Alhamdulillah sekarang bayiku tumbuh menjadi balita yang sehat tidak kurang satu apapun.. Alhamdulillah aku dikaruniai kehamilan kedua saat sulungku berusia 7 bulan. Dengan berserah diri kepada Allah SWT atas apa yg terjadi, post partum depressionku berangsur pulih dengan sendirinya.

Panjang yaa ceritanya.. maaap kalau terlalu panjang, tapi ini salah satu caraku self healing dari PPD dan berharap ibu2 baru lainnya tidak mengalami apa yg pernah aku alami.
Semoga pengalamanku ini bisa bermanfaat..

Rangkuman :

  1. Bayi dengan alergi parah bahkan tidak bisa meminum susu kedelai.
  2. Darah pada pup bayi hanya bisa dipastikan lewat pemeriksaan di laboratorium
  3. Tanda bayi alergi bukan hanya ruam merah, tapi bisa diare atau bahkan sembelit.
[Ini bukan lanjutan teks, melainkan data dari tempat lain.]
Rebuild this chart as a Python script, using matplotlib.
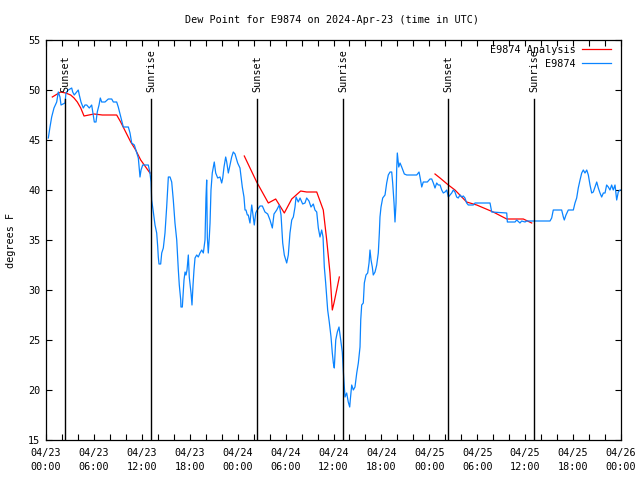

  4. Jangan bayangkan sembelit pada bayi seperti sembelit pada dewasa. Bayi dengan frekuensi pup jarang walaupun tekstur pup seperti bubur kental juga termasuk sembelit.
  5. Susu formula bisa menyebabkan iritasi pada dubur sampai lecet, karena kadar keasaman pup nya. Untuk perawatan bisa menggunakan krim yg mengandung zinc. Untuk pengobatan saya menggunakan mycozet yg termasuk golongan obat bulatan merah (keras).
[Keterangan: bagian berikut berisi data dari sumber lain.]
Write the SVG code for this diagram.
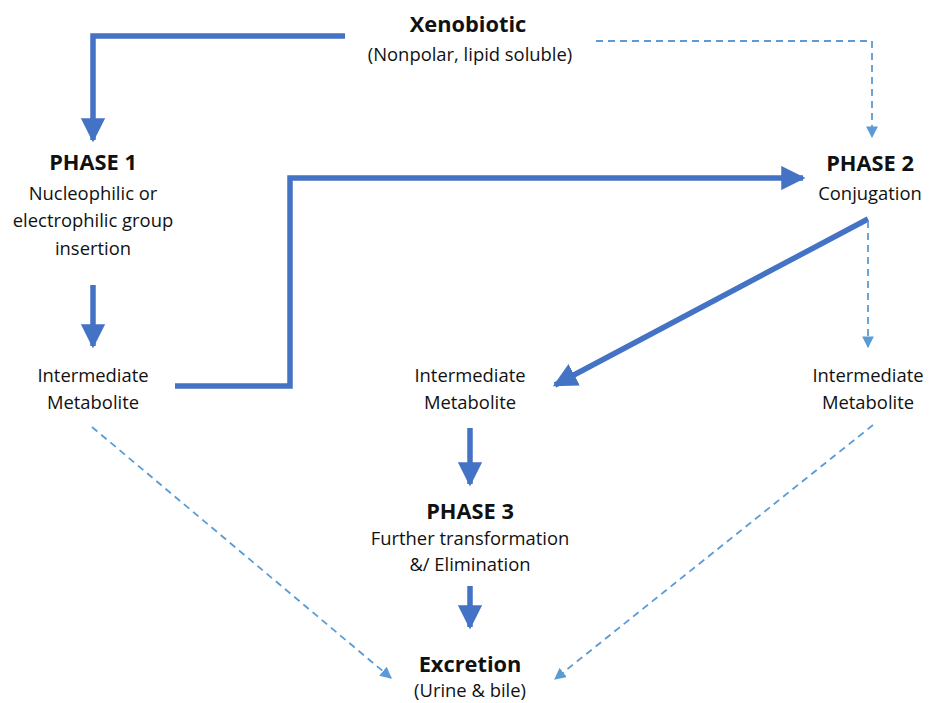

  6. Cara mendeteksi bayi alergi paling mudah : sering bersin ketika baru lahir (ini dari pengalamanku dan kerabat yg berprofesi sebagai perawat di ruang perawatan bayi dan anak selama belasan tahun)
  7. Cara aman menyusui bayi dengan kecederungan alergi : awal2 konsumsi makanan hanya daging sapi atau kambing, sayur buah. Booster ASI : (pengalamanku) teh daun bangun2 (sekarang sudah banyak dijual online, ada yang sudah tinggal minum botolan seperti teh manis kemasan). Dengan booster itu, ASI melimpah jadi harus dibarengi konsumsi karbohidrat agar agak kental ASI nya. Cara aman ini aku lakukan ketika mengASIhi anak keduaku.
  8. Pastikan berat badan bayi dengan ASI eksklusif bertambah setiap bulannya minimal 400gr selama 4 bulan pertama.
  9. Ketika alergi pada bayi dibiarkan akan menyebabkan penurunan imunitas tubuh, sehingga rentan terkena infeksi salah satunya ISK.
  10. Silent ISK, disebut seperti itu karena tidak ada tanda khusus : badan bayi tidak demam, pipis lancar, namun ternyata ada bakteri di saluran kemih. Menyebabkan nutrisi yang diserap tubuh tidak bisa optimal membuat tubuh gagal bertumbuh karena digunakan untuk melawan infeksi.
  11. Silent ISK, hanya bisa dideteksi melalui pemeriksaan laboratorium.
  12. Alergi itu turunan, apalagi kalau kedua/salahsatu orangtuanya memiliki alergi. FYI, aku baru mengetahui aku memiliki alergi susu sapi (ringan) pada Juli 2020 saat melakukan tes darah deteksi alergi karena gatal di jari2 tangan yang berulang dan tak kunjung sembuh.